Back in August, Terry Teachout suggested in the Wall Street Journal that those of us grappling with new media take a few lessons from the history of TV. Television succeeded for a number of reasons, he says, including its unanimous, unquestioning acceptance by the people.
Americans of all ages embraced TV unhesitatingly. They felt no loyalty to network radio, the medium that had entertained and informed them for a quarter-century. When something came along that they deemed superior, they switched off their radios without a second thought. That’s the biggest lesson taught by the new-media crisis of 1949. Nostalgia, like guilt, is a rope that wears thin.
But is this accurate? Did everyone embrace it “without a second thought?”
In a remarkable essay “A Forecast of Television” (1935), Rudolf Arnheim wrote:
Television is a new, hard test of our wisdom. If we succeed in mastering the new medium it will enrich us. But it can also put our mind to sleep. We must not forget that in the past the inability to transport immediate experience and to convey it to others made the use of language necessary and thus compelled the human mind to develop concepts. For in order to describe things one must draw the general from the specific; one must select, compare, think. When communication can be achieved by pointing with the finger, however, the mouth grows silent, the writing hand stops, and the mind shrinks.
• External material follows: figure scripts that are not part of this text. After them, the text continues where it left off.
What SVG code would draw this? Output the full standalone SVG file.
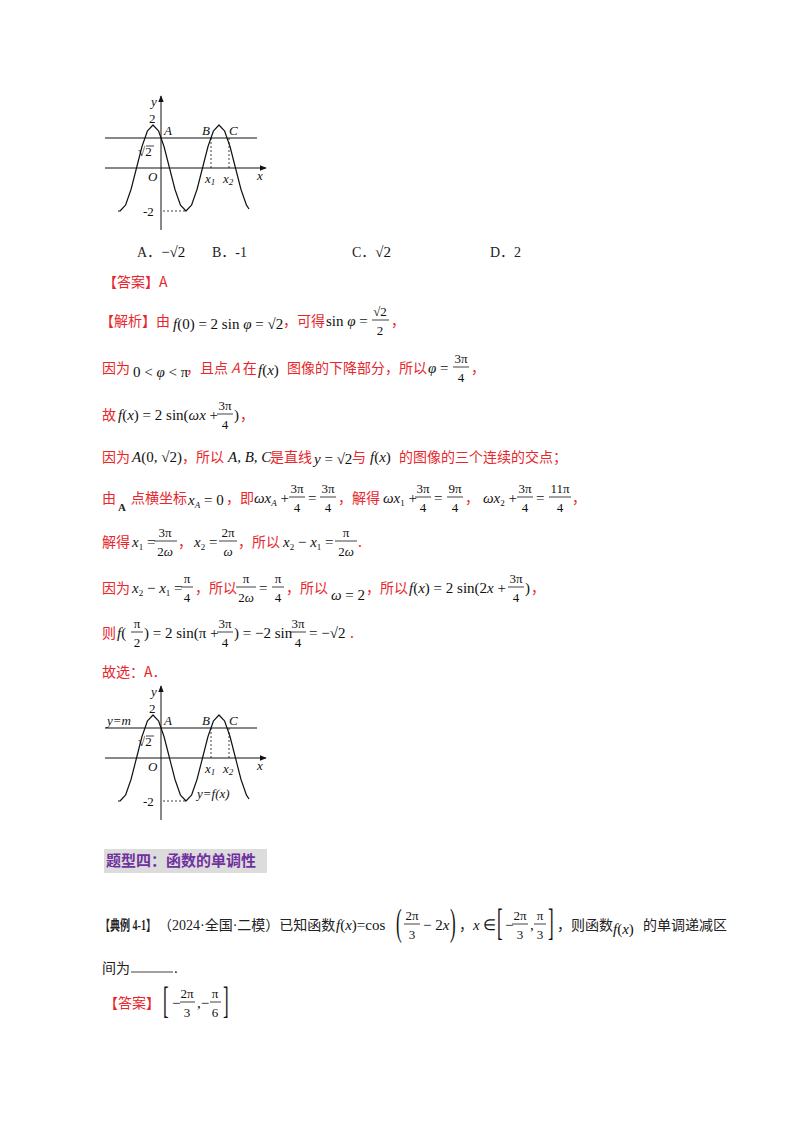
<svg xmlns="http://www.w3.org/2000/svg" width="800" height="1132" viewBox="0 0 800 1132">
<style>
.r{fill:#e8262c;font-family:"Noto Sans CJK SC",sans-serif;font-size:14px}
.k{fill:#222;font-family:"Liberation Serif","Noto Sans CJK SC",serif;font-size:14px}
.m{fill:#111;font-family:"Liberation Serif",serif;font-size:15px}
.big{fill:#111;font-family:"Liberation Serif",serif;font-size:17px;font-weight:normal}
.i{font-style:italic}
.f{fill:#111;font-family:"Liberation Serif",serif;font-size:13px;text-anchor:middle}
.g{fill:#111;font-family:"Liberation Serif",serif;font-size:13px}
.ax{stroke:#111;stroke-width:1;fill:none}
.cv{stroke:#111;stroke-width:1.2;fill:none;stroke-linejoin:round}
.d{stroke:#111;stroke-width:0.8;stroke-dasharray:2,2;fill:none}
.b{stroke:#111;stroke-width:0.8}
</style>
<defs>
<marker id="ar" viewBox="0 0 10 10" refX="9" refY="5" markerWidth="7" markerHeight="7" orient="auto"><path d="M0,1 L10,5 L0,9 z" fill="#111"/></marker>
<g id="graph">
<line class="ax" x1="161" y1="230" x2="161" y2="96" marker-end="url(#ar)"/>
<line class="ax" x1="105" y1="168" x2="266" y2="168" marker-end="url(#ar)"/>
<line class="ax" x1="105" y1="138" x2="257" y2="138"/>
<polyline class="cv" points="118,211 120,211 125.5,205.2 131,189.5 136.5,168 142,146.5 147.5,130.8 153,125 158.5,130.8 164,146.5 169.5,168 175,189.5 180.5,205.2 186,211 191.5,205.2 197,189.5 202.5,168 208,146.5 213.5,130.8 219,125 224.5,130.8 230,146.5 235.5,168 241,189.5 246.5,205.2 249,209"/>
<line class="d" x1="163" y1="211" x2="186" y2="211"/>
<line class="d" x1="211" y1="138" x2="211" y2="168"/>
<line class="d" x1="229" y1="138" x2="229" y2="168"/>
<text class="g i" x="151" y="106">y</text>
<text class="g" x="149" y="123">2</text>
<text class="g i" x="164" y="135">A</text>
<text class="g i" x="202" y="135">B</text>
<text class="g i" x="229" y="135">C</text>
<text class="g" x="138" y="156">√2</text>
<line class="b" x1="146" y1="146" x2="154" y2="146"/>
<text class="g i" x="148" y="181">O</text>
<text class="g i" x="205" y="183">x<tspan font-size="9" dy="2">1</tspan></text>
<text class="g i" x="223" y="183">x<tspan font-size="9" dy="2">2</tspan></text>
<text class="g i" x="257" y="180">x</text>
<text class="g" x="143" y="216">-2</text>
</g>
</defs>
<rect width="800" height="1132" fill="#fff"/>
<g id="graph1"><use href="#graph"/></g>
<g id="graph2"><use href="#graph" y="590"/>
<text class="g i" x="107" y="725">y=m</text>
<text class="g i" x="197" y="798">y=f(x)</text></g>

<g id="options">
<text class="k" x="137" y="257">A．<tspan class="m">−√2</tspan></text>
<text class="k" x="212" y="257">B．-1</text>
<text class="k" x="352" y="257">C．<tspan class="m">√2</tspan></text>
<text class="k" x="490" y="257">D．2</text>
</g>
<text class="r" x="103" y="287">【答案】A</text>

<g id="l1">
<text class="r" x="100" y="326">【解析】由</text>
<text class="m" x="173" y="329"><tspan class="i">f</tspan>(0) = 2 sin <tspan class="i">φ</tspan> = √2</text>
<text class="r" x="283" y="326">，可得</text>
<text class="m" x="326" y="326">sin <tspan class="i">φ</tspan> =</text>
<text class="f" x="380" y="316">√2</text><line class="b" x1="372" y1="320" x2="389" y2="320"/><text class="f" x="380" y="335">2</text>
<text class="r" x="391" y="326">，</text>
</g>
<g id="l2">
<text class="r" x="102" y="373">因为</text>
<text class="m" x="133" y="377">0 &lt; <tspan class="i">φ</tspan> &lt; π</text>
<text class="r" x="186" y="373">，且点 <tspan class="i">A</tspan> 在</text>
<text class="m" x="258" y="375"><tspan class="i">f</tspan>(<tspan class="i">x</tspan>)</text>
<text class="r" x="287" y="373">图像的下降部分，所以</text>
<text class="m i" x="428" y="373">φ <tspan font-style="normal">=</tspan></text>
<text class="f" x="461" y="363">3π</text><line class="b" x1="453" y1="367" x2="469" y2="367"/><text class="f" x="461" y="382">4</text>
<text class="r" x="471" y="373">，</text>
</g>
<g id="l3">
<text class="r" x="102" y="420">故</text>
<text class="m" x="118" y="420"><tspan class="i">f</tspan>(<tspan class="i">x</tspan>) = 2 sin(<tspan class="i">ωx</tspan> +</text>
<text class="f" x="225" y="410">3π</text><line class="b" x1="217" y1="414" x2="233" y2="414"/><text class="f" x="225" y="429">4</text>
<text class="m" x="234" y="420">)</text><text class="r" x="240" y="420">，</text>
</g>
<g id="l4">
<text class="r" x="102" y="462">因为</text>
<text class="m" x="132" y="462"><tspan class="i">A</tspan>(0, √2)</text>
<text class="r" x="182" y="462">，所以</text>
<text class="m i" x="228" y="462">A, B, C</text>
<text class="r" x="270" y="462">是直线</text>
<text class="m" x="314" y="464"><tspan class="i">y</tspan> = √2</text>
<text class="r" x="352" y="462">与</text>
<text class="m" x="370" y="462"><tspan class="i">f</tspan>(<tspan class="i">x</tspan>)</text>
<text class="r" x="399" y="462">的图像的三个连续的交点；</text>
</g>
<g id="l5">
<text class="r" x="102" y="503">由</text>
<text x="118" y="511" style="fill:#222;font-family:'Liberation Serif',serif;font-size:11px;font-weight:bold">A</text>
<text class="r" x="131" y="503">点横坐标</text>
<text class="m" x="188" y="505"><tspan class="i">x<tspan font-size="9" dy="3">A</tspan></tspan><tspan dy="-3"> = 0</tspan></text>
<text class="r" x="226" y="503">，即</text>
<text class="m" x="254" y="503"><tspan class="i">ωx<tspan font-size="9" dy="3">A</tspan></tspan><tspan dy="-3"> +</tspan></text>
<text class="f" x="297" y="493">3π</text><line class="b" x1="289" y1="497" x2="305" y2="497"/><text class="f" x="297" y="512">4</text>
<text class="m" x="308" y="503">=</text>
<text class="f" x="328" y="493">3π</text><line class="b" x1="320" y1="497" x2="336" y2="497"/><text class="f" x="328" y="512">4</text>
<text class="r" x="338" y="503">，解得</text>
<text class="m" x="383" y="503"><tspan class="i">ωx</tspan><tspan font-size="9" dy="3">1</tspan><tspan dy="-3"> +</tspan></text>
<text class="f" x="423" y="493">3π</text><line class="b" x1="415" y1="497" x2="431" y2="497"/><text class="f" x="423" y="512">4</text>
<text class="m" x="434" y="503">=</text>
<text class="f" x="455" y="493">9π</text><line class="b" x1="447" y1="497" x2="463" y2="497"/><text class="f" x="455" y="512">4</text>
<text class="r" x="465" y="503">，</text>
<text class="m" x="483" y="503"><tspan class="i">ωx</tspan><tspan font-size="9" dy="3">2</tspan><tspan dy="-3"> +</tspan></text>
<text class="f" x="525" y="493">3π</text><line class="b" x1="517" y1="497" x2="533" y2="497"/><text class="f" x="525" y="512">4</text>
<text class="m" x="536" y="503">=</text>
<text class="f" x="560" y="493">11π</text><line class="b" x1="549" y1="497" x2="571" y2="497"/><text class="f" x="560" y="512">4</text>
<text class="r" x="572" y="503">，</text>
</g>
<g id="l6">
<text class="r" x="102" y="547">解得</text>
<text class="m" x="132" y="547"><tspan class="i">x</tspan><tspan font-size="9" dy="3">1</tspan><tspan dy="-3"> =</tspan></text>
<text class="f" x="165" y="537">3π</text><line class="b" x1="154" y1="541" x2="177" y2="541"/><text class="f" x="165" y="556">2<tspan class="i">ω</tspan></text>
<text class="r" x="178" y="547">，</text>
<text class="m" x="194" y="547"><tspan class="i">x</tspan><tspan font-size="9" dy="3">2</tspan><tspan dy="-3"> =</tspan></text>
<text class="f" x="228" y="537">2π</text><line class="b" x1="219" y1="541" x2="237" y2="541"/><text class="f i" x="228" y="556">ω</text>
<text class="r" x="238" y="547">，所以</text>
<text class="m" x="283" y="547"><tspan class="i">x</tspan><tspan font-size="9" dy="3">2</tspan><tspan dy="-3"> − </tspan><tspan class="i">x</tspan><tspan font-size="9" dy="3">1</tspan><tspan dy="-3"> =</tspan></text>
<text class="f" x="346" y="537">π</text><line class="b" x1="335" y1="541" x2="357" y2="541"/><text class="f" x="346" y="556">2<tspan class="i">ω</tspan></text>
<text class="r" x="358" y="547">.</text>
</g>
<g id="l7">
<text class="r" x="102" y="593">因为</text>
<text class="m" x="132" y="593"><tspan class="i">x</tspan><tspan font-size="9" dy="3">2</tspan><tspan dy="-3"> − </tspan><tspan class="i">x</tspan><tspan font-size="9" dy="3">1</tspan><tspan dy="-3"> =</tspan></text>
<text class="f" x="187" y="583">π</text><line class="b" x1="181" y1="587" x2="193" y2="587"/><text class="f" x="187" y="602">4</text>
<text class="r" x="195" y="593">，所以</text>
<text class="f" x="246" y="583">π</text><line class="b" x1="236" y1="587" x2="256" y2="587"/><text class="f" x="246" y="602">2<tspan class="i">ω</tspan></text>
<text class="m" x="259" y="593">=</text>
<text class="f" x="278" y="583">π</text><line class="b" x1="272" y1="587" x2="284" y2="587"/><text class="f" x="278" y="602">4</text>
<text class="r" x="286" y="593">，所以</text>
<text class="m" x="331" y="600"><tspan class="i">ω</tspan> = 2</text>
<text class="r" x="366" y="593">，所以</text>
<text class="m" x="409" y="593"><tspan class="i">f</tspan>(<tspan class="i">x</tspan>) = 2 sin(2<tspan class="i">x</tspan> +</text>
<text class="f" x="516" y="583">3π</text><line class="b" x1="508" y1="587" x2="524" y2="587"/><text class="f" x="516" y="602">4</text>
<text class="m" x="525" y="593">)</text><text class="r" x="531" y="593">，</text>
</g>
<g id="l8">
<text class="r" x="102" y="638">则</text>
<text class="m" x="117" y="638"><tspan class="i">f</tspan>(</text>
<text class="f" x="137" y="628">π</text><line class="b" x1="131" y1="632" x2="143" y2="632"/><text class="f" x="137" y="647">2</text>
<text class="m" x="144" y="638">) = 2 sin(π +</text>
<text class="f" x="225" y="628">3π</text><line class="b" x1="217" y1="632" x2="233" y2="632"/><text class="f" x="225" y="647">4</text>
<text class="m" x="234" y="638">) = −2 sin</text>
<text class="f" x="298" y="628">3π</text><line class="b" x1="290" y1="632" x2="306" y2="632"/><text class="f" x="298" y="647">4</text>
<text class="m" x="309" y="638">= −√2</text>
<text class="r" x="350" y="638">.</text>
</g>
<text class="r" x="102" y="677">故选：A．</text>

<g id="heading">
<rect x="104" y="849" width="163" height="24" fill="#dcdcdc"/>
<text x="106" y="866" fill="#7030a0" font-family="'Noto Sans CJK SC',sans-serif" font-size="15" font-weight="bold">题型四：函数的单调性</text>
</g>
<g id="example">
<text class="k" x="100" y="930" font-weight="bold" textLength="56" lengthAdjust="spacingAndGlyphs">【典例 4-1】</text>
<text class="k" x="158" y="930">（2024·全国·二模）已知函数</text>
<text class="m" x="336" y="930"><tspan class="i">f</tspan>(<tspan class="i">x</tspan>)=cos</text>
<text class="big" transform="translate(396,935) scale(1,2.2)">(</text>
<text class="f" x="412" y="920">2π</text><line class="b" x1="404" y1="924" x2="420" y2="924"/><text class="f" x="412" y="939">3</text>
<text class="m" x="423" y="930">− 2<tspan class="i">x</tspan></text>
<text class="big" transform="translate(450,935) scale(1,2.2)">)</text>
<text class="k" x="459" y="930">，</text>
<text class="m" x="473" y="930"><tspan class="i">x</tspan> ∈</text>
<text class="big" transform="translate(497,935) scale(1,2.2)">[</text>
<text class="m" x="505" y="930">−</text>
<text class="f" x="520" y="920">2π</text><line class="b" x1="512" y1="924" x2="528" y2="924"/><text class="f" x="520" y="939">3</text>
<text class="m" x="530" y="930">,</text>
<text class="f" x="540" y="920">π</text><line class="b" x1="534" y1="924" x2="546" y2="924"/><text class="f" x="540" y="939">3</text>
<text class="big" transform="translate(548,935) scale(1,2.2)">]</text>
<text class="k" x="557" y="930">，则函数</text>
<text class="m" x="613" y="934"><tspan class="i">f</tspan>(<tspan class="i">x</tspan>)</text>
<text class="k" x="643" y="930">的单调递减区</text>
<text class="k" x="102" y="973">间为</text>
<line class="b" x1="131" y1="972" x2="173" y2="972" stroke-width="1.2"/>
<text class="m" x="174" y="973">.</text>
<text class="r" x="104" y="1008">【答案】</text>
<text class="big" transform="translate(163,1013) scale(1,2.2)">[</text>
<text class="m" x="172" y="1008">−</text>
<text class="f" x="187" y="998">2π</text><line class="b" x1="180" y1="1002" x2="195" y2="1002"/><text class="f" x="187" y="1017">3</text>
<text class="m" x="197" y="1008">,−</text>
<text class="f" x="215" y="998">π</text><line class="b" x1="210" y1="1002" x2="221" y2="1002"/><text class="f" x="215" y="1017">6</text>
<text class="big" transform="translate(223,1013) scale(1,2.2)">]</text>
</g>
</svg>
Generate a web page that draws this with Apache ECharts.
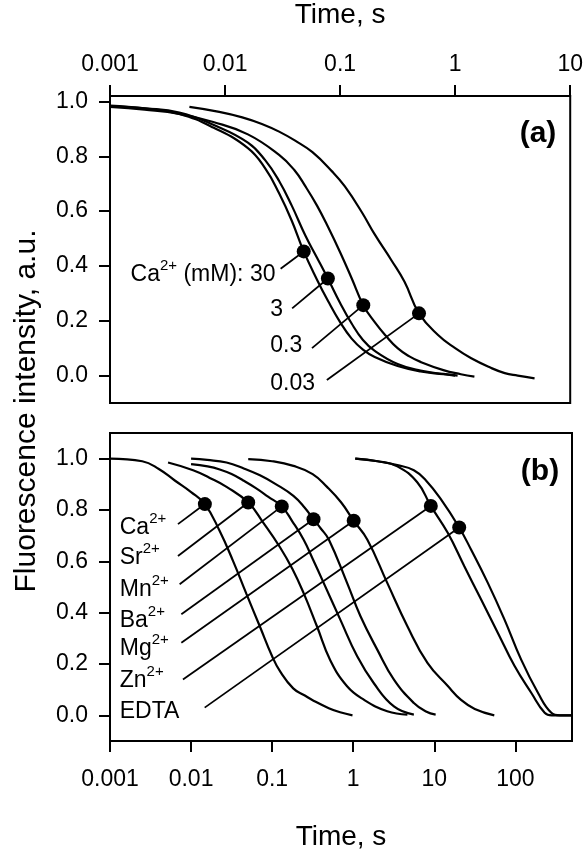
<!DOCTYPE html>
<html><head><meta charset="utf-8">
<script src="https://cdn.jsdelivr.net/npm/echarts@6/dist/echarts.min.js"></script>
<style>html,body{margin:0;padding:0;background:#fff}#c{width:586px;height:852px}</style>
</head><body><div id="c"></div>
<script>
// ---------------- tick values ----------------
const xTicksA = [0.001, 0.01, 0.1, 1, 10];
const xTicksB = [0.001, 0.01, 0.1, 1, 10, 100];
const yTicks = [0, 0.2, 0.4, 0.6, 0.8, 1.0];

// ---------------- panel (a): Ca2+ concentrations ----------------
const a30_t = [0.001,0.002,0.004,0.0079,0.0158,0.0224,0.0295,0.038,0.0483,0.063,0.079,0.1,0.126,0.158,0.2,0.316,0.5,0.79,1.0];
const a30_v = [0.985,0.975,0.955,0.905,0.83,0.755,0.665,0.565,0.453,0.35,0.27,0.195,0.135,0.095,0.068,0.035,0.015,0.005,0.0];
const a3_t = [0.001,0.002,0.004,0.0079,0.0158,0.0224,0.0295,0.038,0.05,0.063,0.0783,0.1,0.126,0.158,0.2,0.316,0.5,0.79,1.05];
const a3_v = [0.983,0.975,0.96,0.915,0.85,0.785,0.71,0.62,0.51,0.43,0.354,0.265,0.19,0.13,0.09,0.042,0.018,0.006,0.0];
const a03_t = [0.001,0.002,0.004,0.0079,0.0158,0.0295,0.04,0.05,0.063,0.079,0.1,0.126,0.159,0.2,0.25,0.316,0.4,0.5,0.79,1.12,1.47];
const a03_v = [0.98,0.97,0.955,0.925,0.88,0.805,0.75,0.69,0.62,0.54,0.45,0.355,0.257,0.195,0.145,0.10,0.07,0.05,0.02,0.005,-0.004];
const a003_t = [0.0049,0.0089,0.0141,0.0209,0.0295,0.0407,0.0575,0.0851,0.11,0.155,0.2,0.28,0.363,0.485,0.71,1.0,1.38,2.0,2.7,3.5,4.9];
const a003_v = [0.98,0.962,0.942,0.918,0.89,0.857,0.815,0.745,0.69,0.595,0.515,0.42,0.342,0.227,0.148,0.10,0.063,0.03,0.009,0.0,-0.01];

const dotsA_t = [0.0483, 0.0783, 0.159, 0.485];
const dotsA_v = [0.453, 0.354, 0.257, 0.227];
// leader line start (label side), data units
const leadA_t = [0.0304, 0.0383, 0.057, 0.0767];
const leadA_v = [0.39, 0.245, 0.10, -0.016];
const labelsA = ['{b|Ca}{s|2+}{b| (mM): 30}', '{b|3}', '{b|0.3}', '{b|0.03}'];
const labelA_t = [0.0277, 0.0245, 0.0245, 0.0245];
const labelA_v = [0.37, 0.239, 0.11, -0.03];

// ---------------- panel (b): cations ----------------
const bCa_t = [0.001,0.0025,0.004,0.0063,0.01,0.0148,0.0224,0.0331,0.0479,0.0708,0.1,0.126,0.182,0.25,0.32,0.5,0.69,0.98];
const bCa_v = [1.0,0.99,0.96,0.915,0.87,0.823,0.72,0.60,0.475,0.345,0.23,0.17,0.105,0.078,0.058,0.028,0.012,0.0];
const bSr_t = [0.0052,0.0106,0.017,0.0274,0.0507,0.078,0.125,0.178,0.244,0.357,0.521,0.84,1.35,2.63,4.66];
const bSr_v = [0.985,0.955,0.925,0.89,0.829,0.75,0.655,0.57,0.477,0.347,0.215,0.113,0.061,0.016,0.003];
const bMn_t = [0.01,0.016,0.0226,0.0316,0.044,0.063,0.089,0.1315,0.178,0.244,0.316,0.432,0.693,1.12,1.79,3.18,5.6];
const bMn_v = [0.979,0.97,0.958,0.94,0.915,0.885,0.852,0.814,0.755,0.685,0.61,0.516,0.373,0.23,0.126,0.035,0.003];
const bBa_t = [0.01,0.0158,0.0274,0.0447,0.0708,0.112,0.183,0.251,0.324,0.398,0.5,0.84,1.23,1.98,3.18,5.6,7.9,10.4];
const bBa_v = [1.0,0.995,0.985,0.962,0.935,0.9,0.855,0.81,0.764,0.728,0.685,0.516,0.386,0.256,0.139,0.048,0.015,0.003];
const bMg_t = [0.0507,0.1,0.183,0.316,0.475,0.708,1.014,1.49,2.63,4.66,8.24,14.6,21.4,31.6,55];
const bMg_v = [0.998,0.99,0.972,0.94,0.89,0.83,0.758,0.685,0.516,0.347,0.204,0.115,0.06,0.025,0.0];
const bZn_t = [1.06,2.0,3.5,6.2,9.06,14.6,23.4,37.7,60.7,97.5,157,230,282,500];
const bZn_v = [1.0,0.99,0.97,0.907,0.816,0.712,0.582,0.452,0.322,0.193,0.088,0.01,0.0,0.0];
const bEDTA_t = [1.06,2.0,3.5,5.6,7.9,12.05,20.3,28.3,45.6,73.3,118,190,278,355,500];
const bEDTA_v = [1.0,0.99,0.975,0.955,0.915,0.842,0.732,0.647,0.517,0.374,0.217,0.088,0.01,0.0,0.0];

const dotsB_t = [0.0148, 0.0507, 0.1315, 0.324, 1.014, 9.06, 20.3];
const dotsB_v = [0.823, 0.829, 0.814, 0.764, 0.758, 0.816, 0.732];
const leadB_t = [0.00689, 0.00689, 0.00723, 0.00759, 0.00759, 0.00794, 0.01472];
const leadB_v = [0.745, 0.621, 0.511, 0.394, 0.283, 0.14, 0.03];
const labelsB = ['{b|Ca}{s|2+}', '{b|Sr}{s|2+}', '{b|Mn}{s|2+}', '{b|Ba}{s|2+}', '{b|Mg}{s|2+}', '{b|Zn}{s|2+}', '{b|EDTA}'];
const labelB_t = [0.0013, 0.0013, 0.0013, 0.0013, 0.0013, 0.0013, 0.0013];
const labelB_v = [0.732, 0.615, 0.49, 0.37, 0.26, 0.135, 0.016];

// ---------------- build ----------------
const FONT = '"Liberation Sans", Arial, Helvetica, sans-serif';
const zip = (t, v) => t.map((x, i) => [x, v[i]]);
const rich = {
  b: { fontSize: 23, fontFamily: FONT, color: '#000', lineHeight: 32 },
  s: { fontSize: 15, fontFamily: FONT, color: '#000', lineHeight: 15, verticalAlign: 'top' }
};
const fmtLog = v => v >= 1 ? String(Math.round(v)) : String(+v.toPrecision(3));

const series = [];
function curve(t, v, gi) {
  series.push({ type: 'line', xAxisIndex: gi, yAxisIndex: gi, data: zip(t, v), showSymbol: false,
    smooth: 0.45, lineStyle: { color: '#000', width: 2.2 }, z: 3, silent: true });
}
[[a30_t,a30_v],[a3_t,a3_v],[a03_t,a03_v],[a003_t,a003_v]].forEach(p => curve(p[0], p[1], 0));
[[bCa_t,bCa_v],[bSr_t,bSr_v],[bMn_t,bMn_v],[bBa_t,bBa_v],[bMg_t,bMg_v],[bZn_t,bZn_v],[bEDTA_t,bEDTA_v]].forEach(p => curve(p[0], p[1], 1));

function leaders(t0, v0, t1, v1, gi) {
  t0.forEach((_, i) => series.push({ type: 'line', xAxisIndex: gi, yAxisIndex: gi, showSymbol: false,
    data: [[t0[i], v0[i]], [t1[i], v1[i]]], lineStyle: { color: '#000', width: 1.8 }, z: 3, silent: true }));
}
leaders(leadA_t, leadA_v, dotsA_t, dotsA_v, 0);
leaders(leadB_t, leadB_v, dotsB_t, dotsB_v, 1);

function dots(t, v, gi) {
  series.push({ type: 'scatter', xAxisIndex: gi, yAxisIndex: gi, data: zip(t, v), symbolSize: 14,
    itemStyle: { color: '#000', opacity: 1 }, z: 5, silent: true });
}
dots(dotsA_t, dotsA_v, 0);
dots(dotsB_t, dotsB_v, 1);

function labels(t, v, txt, gi, posFn) {
  t.forEach((_, i) => series.push({ type: 'scatter', xAxisIndex: gi, yAxisIndex: gi, data: [[t[i], v[i]]],
    symbolSize: 1, itemStyle: { color: 'rgba(255,255,255,0)', opacity: 1 }, silent: true, z: 6,
    label: { show: true, position: posFn(i), distance: 0, color: '#000', opacity: 1, formatter: txt[i], rich: rich } }));
}
labels(labelA_t, labelA_v, labelsA, 0, i => i === 0 ? 'left' : 'right');
labels(labelB_t, labelB_v, labelsB, 1, () => 'right');

const axisLine = { show: true, onZero: false, lineStyle: { color: '#000', width: 2 } };
const tickStyle = { color: '#000', width: 2 };
function xAxis(gi, max, pos, ticks, nameGap, margin) {
  return { gridIndex: gi, type: 'log', logBase: 10, min: 0.001, max: max, position: pos,
    axisLine: axisLine,
    axisTick: { show: true, inside: false, length: 11, lineStyle: tickStyle, customValues: ticks },
    axisLabel: { show: true, fontSize: 23, fontFamily: FONT, color: '#000', margin: margin, customValues: ticks, formatter: fmtLog },
    minorTick: { show: false }, splitLine: { show: false },
    name: 'Time, s', nameLocation: 'middle', nameGap: nameGap,
    nameTextStyle: { fontSize: 28, fontFamily: FONT, color: '#000' } };
}
function yAxis(gi, max) {
  return { gridIndex: gi, type: 'value', min: -0.1, max: max,
    axisLine: axisLine,
    axisTick: { show: true, inside: false, length: 11, lineStyle: tickStyle, customValues: yTicks },
    axisLabel: { show: true, fontSize: 23, fontFamily: FONT, color: '#000', margin: 22, customValues: yTicks, formatter: v => v.toFixed(1) },
    splitLine: { show: false } };
}

const chart = echarts.init(document.getElementById('c'), null, { renderer: 'canvas' });
chart.setOption({
  animation: false,
  backgroundColor: '#fff',
  grid: [
    { left: 110, top: 95, width: 462, height: 308, show: true, borderColor: '#000', borderWidth: 2, containLabel: false },
    { left: 110, top: 433, width: 462, height: 308, show: true, borderColor: '#000', borderWidth: 2, containLabel: false }
  ],
  xAxis: [ xAxis(0, 10, 'top', xTicksA, 67, 20), xAxis(1, 500, 'bottom', xTicksB, 82, 27) ],
  yAxis: [ yAxis(0, 1.02), yAxis(1, 1.1) ],
  graphic: [
    { type: 'text', x: 538, y: 134, style: { text: '(a)', font: 'bold 30px ' + FONT, fill: '#000', textAlign: 'center', textVerticalAlign: 'middle' } },
    { type: 'text', x: 540, y: 472, style: { text: '(b)', font: 'bold 30px ' + FONT, fill: '#000', textAlign: 'center', textVerticalAlign: 'middle' } },
    { type: 'text', x: 27, y: 411, rotation: Math.PI / 2, style: { text: 'Fluorescence intensity, a.u.', font: '30px ' + FONT, fill: '#000', textAlign: 'center', textVerticalAlign: 'middle' } }
  ],
  series: series
});
</script></body></html>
More from the same article:
Television will make up for actual physical presence even more than does radio. All the more isolated will be the individual in his retreat, and the balance of trade will be correspondingly precarious: an enormous influx of riches, consumption without services in return. The pathetic hermit, squatting in his room, hundreds of miles away from the scene that he experiences as his present life, the ‘viewer’ who cannot even laugh or applaud without feeling ridiculous, is the final product of a century-long development, which has led from the campfire, the market place, and the arena to the lonesome consumer of spectacles today.
Arnheim does not fit into Terry Teachout’s plan. He neither embraced TV nor fled to the past. He wrote of its potential dangers, but he was no misty-eyed radio-knob-turner. His wariness of the new technology was prescient, not nostalgic.
What can we learn from the past? That TV was immensely popular but not unanimously and unquestioningly accepted. Nor were the critics all clinging to the past. No matter what trends come our way, no matter how popular they may be, they need critics so they don’t get out of hand.